Mentioning Blackwater in a syndicated column for the Scripps Howard news service, Barnett cites what he considers two bright spots: the launch of a new global stability magazine called Serviam, and the new US Army field manual on stability operations.
"Globalization sweeps this planet with a speed that stuns its most advanced member states and swamps its weakest. As these penetrating networks reformat traditional societies, a certain amount of social instability inevitably ensues among the least resilient. That's inherent to any frontier-integrating age, and we're experiencing one on an unprecedented global scale right now," Barnett writes.
"America is hardly in charge of this process, as most of globalization is now fueled by rising Asia. But as the world's sole military superpower, we naturally feel responsibility even when we're strategically tied-down elsewhere - e.g., Iraq and Afghanistan. Where gaps in coverage inevitably emerge, look for the global stability industry to step in. The cynical option is to 'let 'em burn.'" But an optimist, he argues, would look toward private providers of "sovereignty services" to those troubled lands.

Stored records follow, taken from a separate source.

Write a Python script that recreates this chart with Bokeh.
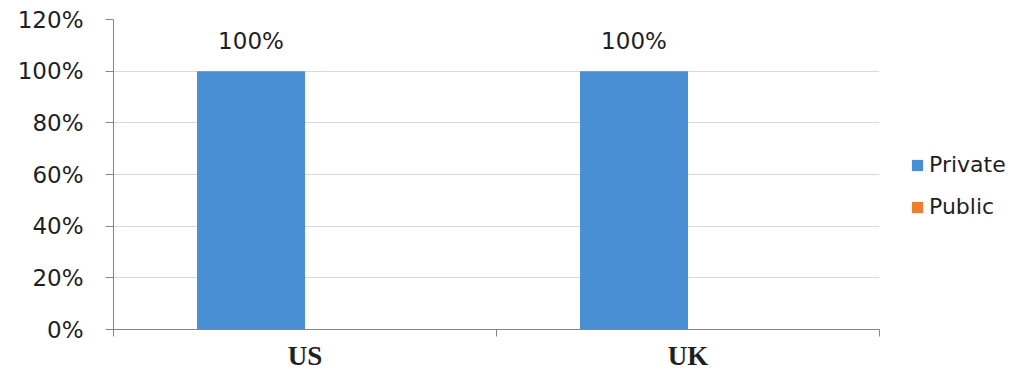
from bokeh.plotting import figure
from bokeh.models import (Range1d, FixedTicker, LinearAxis, Legend, LegendItem,
                          ColumnDataSource, PrintfTickFormatter, Grid)
from bokeh.transform import dodge
from bokeh.core.properties import value
from bokeh.embed import file_html
from bokeh.resources import INLINE
import numpy as np

categories = ["US", "UK"]
series = ["Private", "Public"]
private = [100, 100]
public = [0, 0]
y_ticks = [0, 20, 40, 60, 80, 100, 120]
data_labels = ["100%", "100%"]

colors = {"Private": "#4a8fd3", "Public": "#ed7d31"}
axis_color = "#868686"
text_color = "#1f1f1f"

n = len(categories)
centers = np.arange(n) + 0.5
bar_w = 0.282

p = figure(frame_width=766, frame_height=310, output_backend="svg", toolbar_location=None,
           x_range=Range1d(0, n), y_range=Range1d(0, 120),
           x_axis_type=None, y_axis_type=None,
           min_border_left=113, min_border_right=140, min_border_top=19, min_border_bottom=50)
p.outline_line_color = None
p.background_fill_color = "white"
p.border_fill_color = "white"

yaxis = LinearAxis(ticker=FixedTicker(ticks=y_ticks, minor_ticks=[]),
                   formatter=PrintfTickFormatter(format="%d%%"),
                   axis_line_color=axis_color, major_tick_line_color=axis_color,
                   major_tick_out=8, major_tick_in=0, minor_tick_line_color=None,
                   major_label_text_font="DejaVu Sans", major_label_text_font_size="23px",
                   major_label_text_color=text_color, major_label_standoff=22)
p.add_layout(yaxis, "left")

overrides = {float(c): cat for c, cat in zip(centers, categories)}
xaxis = LinearAxis(ticker=FixedTicker(ticks=[float(c) for c in centers],
                                      minor_ticks=list(range(n + 1))),
                   major_label_overrides=overrides,
                   axis_line_color=axis_color, major_tick_line_color=None,
                   major_tick_out=0, major_tick_in=0,
                   minor_tick_line_color=axis_color, minor_tick_out=7, minor_tick_in=0,
                   major_label_text_font="Liberation Serif", major_label_text_font_style="bold",
                   major_label_text_font_size="27px", major_label_text_color=text_color,
                   major_label_standoff=4)
p.add_layout(xaxis, "below")

p.add_layout(Grid(dimension=1, ticker=FixedTicker(ticks=y_ticks[1:]),
                  grid_line_color="#d2dae5", grid_line_width=1))

src = ColumnDataSource(dict(x=centers, cat=categories, private=private,
                            public=public, lbl=data_labels))
r1 = p.vbar(x=dodge('x', -bar_w / 2), top='private', width=bar_w, source=src,
            fill_color=colors["Private"], line_color=None)
r2 = p.vbar(x=dodge('x', bar_w / 2), top='public', width=bar_w, source=src,
            fill_color=colors["Public"], line_color=None)

p.text(x=dodge('x', -bar_w / 2), y='private', text='lbl', source=src,
       y_offset=-30, text_align="center", text_baseline="alphabetic",
       text_font=value("DejaVu Sans"), text_font_size="23px", text_color=text_color)

legend = Legend(items=[LegendItem(label=series[0], renderers=[r1]),
                       LegendItem(label=series[1], renderers=[r2])],
                location=(31, 110), border_line_color=None, background_fill_alpha=0,
                padding=0, margin=0, spacing=17, glyph_width=14, glyph_height=14,
                label_standoff=5, label_text_font="DejaVu Sans",
                label_text_font_size="22px", label_text_color=text_color)
p.add_layout(legend, "right")

open("out.html", "w").write(file_html(p, INLINE))
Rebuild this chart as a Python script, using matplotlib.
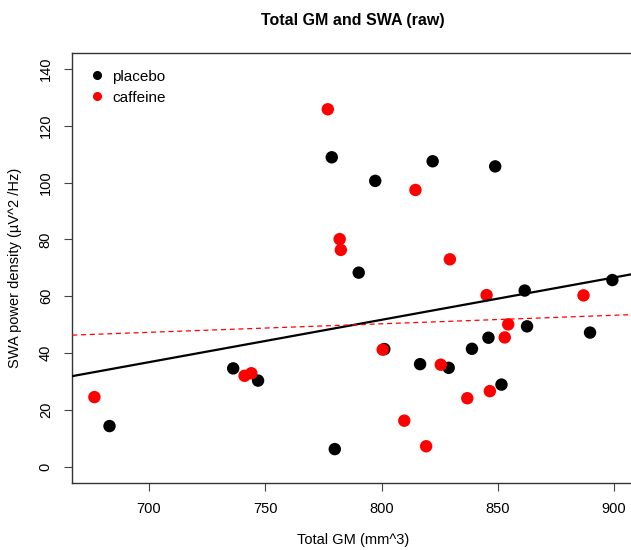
import matplotlib.pyplot as plt
from matplotlib.lines import Line2D

plt.rcParams['font.family'] = ['Liberation Sans', 'DejaVu Sans']

# placebo group (black)
placebo_gm = [683.0, 736.2, 746.9, 778.6, 797.3, 822.0, 848.9, 790.2, 779.9, 801.2,
              816.6, 828.9, 838.9, 846.0, 851.6, 861.6, 862.6, 889.7, 899.3]
placebo_swa = [14.3, 34.6, 30.3, 108.9, 100.6, 107.5, 105.7, 68.3, 6.2, 41.4,
               36.1, 34.8, 41.5, 45.4, 28.9, 62.0, 49.4, 47.2, 65.7]

# caffeine group (red)
caffeine_gm = [676.5, 741.1, 744.0, 776.9, 782.0, 782.5, 814.6, 829.4, 800.5,
               825.5, 809.8, 819.2, 836.9, 846.6, 845.2, 854.5, 853.0, 886.9]
caffeine_swa = [24.5, 32.0, 32.9, 125.8, 80.1, 76.3, 97.4, 73.0, 41.2,
                35.9, 16.2, 7.2, 24.1, 26.6, 60.4, 50.1, 45.5, 60.3]

# regression lines (intercept, slope) as drawn in the original
placebo_fit = (-67.5, 0.149)
caffeine_fit = (26.3, 0.030)

xticks = [700, 750, 800, 850, 900]
yticks = [0, 20, 40, 60, 80, 100, 120, 140]

fig = plt.figure(figsize=(6.31, 5.5), dpi=100)
ax = fig.add_axes([0.1146, 0.1225, 0.8916, 0.7811])

ax.scatter(placebo_gm, placebo_swa, s=80, color='black', edgecolors='none', zorder=2)
ax.scatter(caffeine_gm, caffeine_swa, s=80, color='red', edgecolors='none', zorder=3)

ax.axline((700, placebo_fit[0] + placebo_fit[1] * 700), slope=placebo_fit[1],
          color='black', lw=1.6, zorder=4)
ax.axline((700, caffeine_fit[0] + caffeine_fit[1] * 700), slope=caffeine_fit[1],
          color='red', lw=0.9, ls=(0, (4, 3)), zorder=4)

ax.set_xlim(667, 909)
ax.set_ylim(-5.6, 145.6)
ax.set_xticks(xticks)
ax.set_yticks(yticks)
ax.tick_params(labelsize=10.5, length=6, width=0.8, color='#444444', pad=8)
plt.setp(ax.get_yticklabels(), rotation=90, va='center')
for sp in ax.spines.values():
    sp.set_color('#333333')
    sp.set_linewidth(1)

ax.set_xlabel('Total GM (mm^3)', fontsize=10.5, labelpad=12)
ax.set_ylabel('SWA power density (µV^2 /Hz)', fontsize=10.5, labelpad=12)
fig.text(0.5595, 0.962, 'Total GM and SWA (raw)', ha='center', va='center',
         fontsize=11.5, fontweight='bold')

handles = [Line2D([], [], ls='none', marker='o', color='black', markersize=5.5),
           Line2D([], [], ls='none', marker='o', color='red', markersize=5.5)]
ax.legend(handles, ['placebo', 'caffeine'], loc='upper left', frameon=False,
          fontsize=11, handletextpad=0.5, borderaxespad=0.6, labelspacing=0.45,
          handlelength=1.0, borderpad=0.5)

fig.savefig('out.png', dpi=100)
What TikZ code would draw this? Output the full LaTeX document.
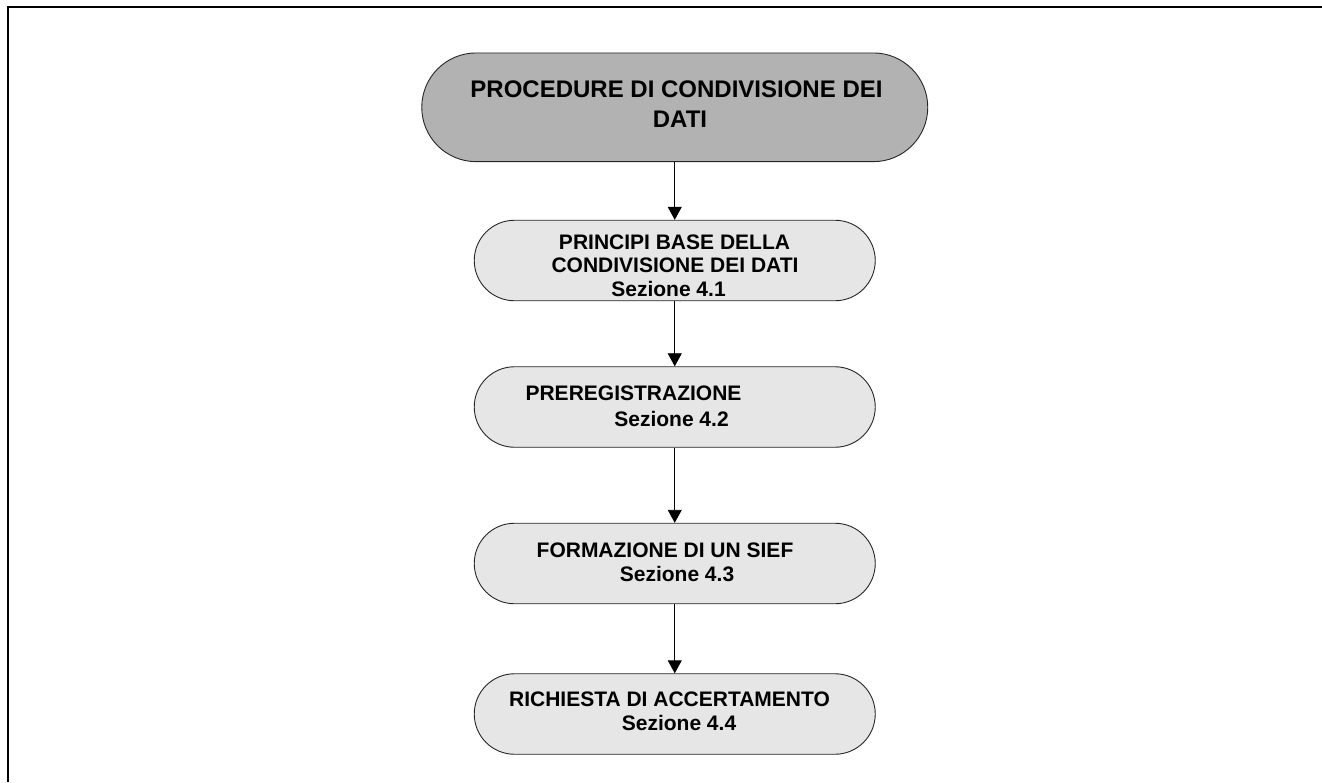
\documentclass[tikz,border=0pt]{standalone}
\usepackage{fontspec}
\setmainfont{Liberation Sans}
\usetikzlibrary{arrows.meta,shapes.misc}
\definecolor{kopfgrau}{RGB}{178,178,178}
\definecolor{schrittgrau}{RGB}{230,230,230}
\tikzset{
  pill/.style={rounded rectangle, draw=black!85, line width=0.9pt, fill=schrittgrau,
    minimum width=401pt, minimum height=80.5pt, inner sep=0pt},
  kopf/.style={pill, fill=kopfgrau, minimum width=506pt, minimum height=108.7pt},
  zeile/.style={anchor=base, inner sep=0pt, font=\fontsize{21}{25}\selectfont\bfseries},
  kopfzeile/.style={zeile, font=\fontsize{24}{29}\selectfont\bfseries},
  pfeil/.style={-{Triangle[length=13pt,width=14pt]}, line width=0.9pt}
}

\begin{document}
\begin{tikzpicture}[x=1pt,y=-1pt]
	%%%%% START %%%%%
	\useasboundingbox (0,0) rectangle (1322,782);
	\draw[line width=2.3pt, line join=miter] (7.7,782) -- (7.7,6.7) -- (1322,6.7);
	
	\node[kopf] (proc) at (674.75,107.3) {};
	\node[pill] (princ) at (674.75,260.5) {};
	\node[pill] (prereg) at (674.75,407) {};
	\node[pill] (sief) at (674.75,563.5) {};
	\node[pill] (accert) at (674.75,714) {};
	
	\node[kopfzeile] (proc1) at (676.5,97.7) {PROCEDURE DI CONDIVISIONE DEI};
	\node[kopfzeile] (proc2) at (680,127) {DATI};
	
	\node[zeile] (princ1) at (674.5,249) {PRINCIPI BASE DELLA};
	\node[zeile] (princ2) at (675,272.3) {CONDIVISIONE DEI DATI};
	\node[zeile] (princ3) at (668.5,296) {Sezione 4.1};
	
	\node[zeile] (prereg1) at (633.5,400.7) {PREREGISTRAZIONE};
	\node[zeile] (prereg2) at (671.5,426) {Sezione 4.2};
	
	\node[zeile] (sief1) at (665,557.3) {FORMAZIONE DI UN SIEF};
	\node[zeile] (sief2) at (677,581) {Sezione 4.3};
	
	\node[zeile] (accert1) at (669.5,706.7) {RICHIESTA DI ACCERTAMENTO};
	\node[zeile] (accert2) at (679,730) {Sezione 4.4};
	
	\draw[pfeil] (proc) -- (princ);
	\draw[pfeil] (princ) -- (prereg);
	\draw[pfeil] (prereg) -- (sief);
	\draw[pfeil] (sief) -- (accert);
	%%%%% END %%%%%
\end{tikzpicture}
\end{document}
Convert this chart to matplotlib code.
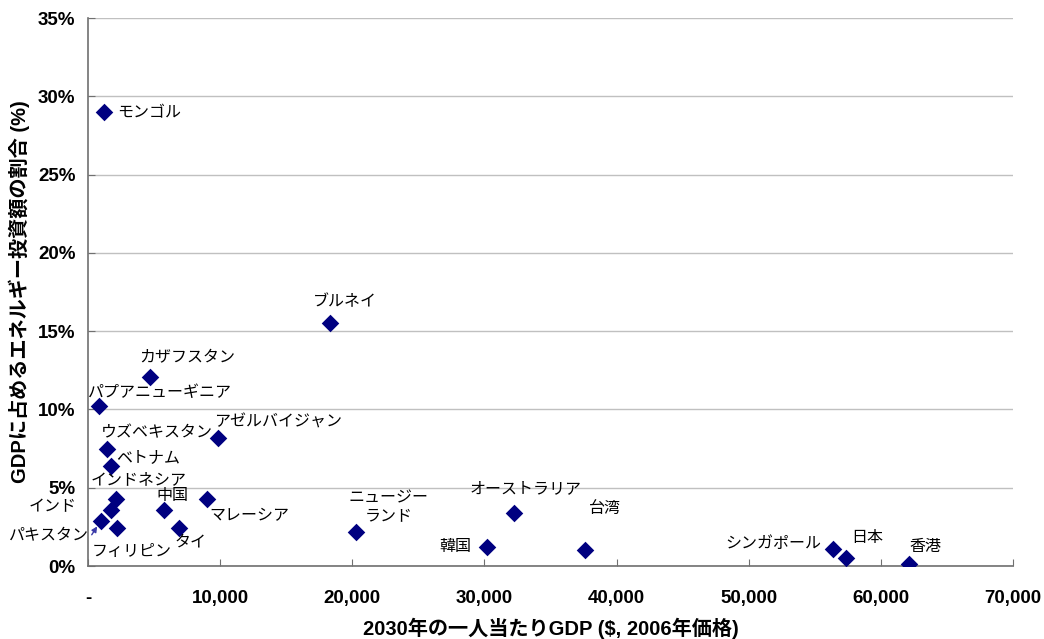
import matplotlib.pyplot as plt
from matplotlib.ticker import FuncFormatter, MultipleLocator

plt.rcParams['font.family'] = ['Noto Sans CJK JP', 'DejaVu Sans']

# 2030 per-capita GDP ($, 2006 prices) and energy investment share of GDP (%)
countries = ["モンゴル", "ブルネイ", "カザフスタン", "パプアニューギニア", "ウズベキスタン",
             "アゼルバイジャン", "ベトナム", "インドネシア", "インド", "パキスタン",
             "フィリピン", "中国", "タイ", "マレーシア", "ニュージー\nランド",
             "オーストラリア", "韓国", "台湾", "シンガポール", "日本", "香港"]
gdp = [1200, 18300, 4700, 830, 1450, 9850, 1750, 2150, 1750, 980,
       2200, 5750, 6900, 9000, 20300, 32200, 30200, 37600, 56400, 57400, 62150]
share = [29.0, 15.5, 12.1, 10.2, 7.5, 8.2, 6.4, 4.3, 3.6, 2.9,
         2.4, 3.6, 2.4, 4.3, 2.2, 3.4, 1.2, 1.0, 1.1, 0.5, 0.1]

# label offsets in pixels from each point
offsets = [(13, -1), (15, 22), (37, 19), (61, 14), (50, 16),
           (60, 16), (37, 8), (22, 19), (-59, 3), (-52, -15),
           (15, -23), (8, 14), (11, -14), (42, -17), (32, 24),
           (12, 24), (-32, 1), (20, 42), (-60, 5), (21, 21), (16, 18)]

fig = plt.figure(figsize=(10.44, 6.39), dpi=100)
ax = fig.add_axes([0.0843, 0.1142, 0.886, 0.8576])

ax.scatter(gdp, share, marker='D', s=80, color='#000080', zorder=3, linewidths=0)

for name, x, y, (dx, dy) in zip(countries, gdp, share, offsets):
    ha = 'left' if name == "モンゴル" else 'center'
    if name == "パキスタン":
        ax.annotate(name, (x, y), xytext=(dx, dy), textcoords='offset pixels',
                    ha=ha, va='center', fontsize=11.5,
                    arrowprops=dict(arrowstyle='-|>', color='#3a3aa8', lw=1,
                                    shrinkA=0, shrinkB=5, mutation_scale=8,
                                    relpos=(1.0, 0.3)))
    else:
        ax.annotate(name, (x, y), xytext=(dx, dy), textcoords='offset pixels',
                    ha=ha, va='center', fontsize=11.5, linespacing=1.1)

ax.set_xlim(0, 70000)
ax.set_ylim(0, 35)
ax.xaxis.set_major_locator(MultipleLocator(10000))
ax.yaxis.set_major_locator(MultipleLocator(5))
ax.xaxis.set_major_formatter(FuncFormatter(lambda v, p: '-' if v == 0 else f'{v:,.0f}'))
ax.yaxis.set_major_formatter(FuncFormatter(lambda v, p: f'{v:.0f}%'))

ax.grid(axis='y', color='#c0c0c0', lw=1)
ax.set_axisbelow(True)
for side in ['top', 'right']:
    ax.spines[side].set_visible(False)
for side in ['left', 'bottom']:
    ax.spines[side].set_color('#707070')
    ax.spines[side].set_linewidth(1.2)

ax.tick_params(axis='x', direction='in', length=5, color='#707070', pad=17)
ax.tick_params(axis='y', direction='in', length=5, color='#707070', pad=9)
for lbl in ax.get_xticklabels() + ax.get_yticklabels():
    lbl.set_fontfamily(['Liberation Sans', 'DejaVu Sans'])
    lbl.set_fontweight('bold')
    lbl.set_fontsize(13.5)

ax.set_xlabel("2030年の一人当たりGDP ($, 2006年価格)", fontsize=14.5, fontweight='bold',
              family=['Liberation Sans', 'Noto Sans CJK JP'], labelpad=8)
ax.set_ylabel("GDPに占めるエネルギー投資額の割合 (%)", fontsize=14.5, fontweight='bold',
              family=['Liberation Sans', 'Noto Sans CJK JP'], labelpad=6)

fig.savefig('out.png', dpi=100)
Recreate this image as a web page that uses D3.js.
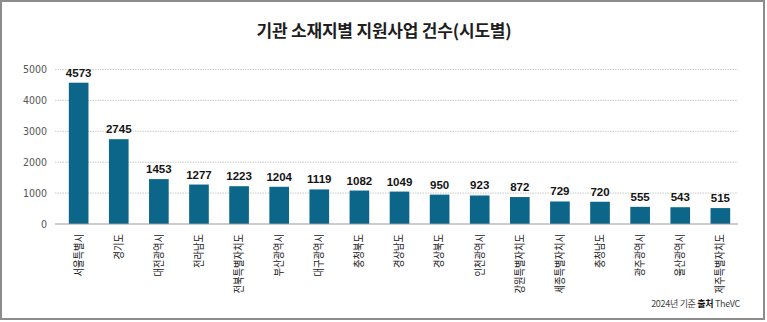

"It definitely beats the alternative, on display right now in starving Haiti, where relief food supplies from the international community often sit on harbor docks - undistributed - while poor locals survive by eating cakes of mud," he says.
Hence the need for a magazine like Serviam: "Those industry non-stories must be told as well."
The second positive example Barnett encountered was at Fort Leavenworth, Kansas, where he received a briefing on "a new Army field manual on stability operations. Why this matters: Army field manuals are the authoritative how-to guides for future operations. The newest versions clearly reflect the build-up of operational experience in this long war against radical extremism.
When the Army's capstone field manual was revised earlier this year, it declared that stability operations should now be given the same priority as the kinetics - conventional combat operations. That was an unprecedented shift in response to the failures we experienced in Iraq and Afghanistan. . . .
"What the new field manual on stability ops does . . . is pick up that operational thread at the end of conflict and extend it through a long-term, stable peace. In short, it's what comes next.
America's defense community continues to adapt itself in this long war, with all roads leading to a far more developed capacity to conduct stability operations. As we proceed down this pathway, America can use all the bright minds and intelligent voices - both inside and outside of government - which it can muster.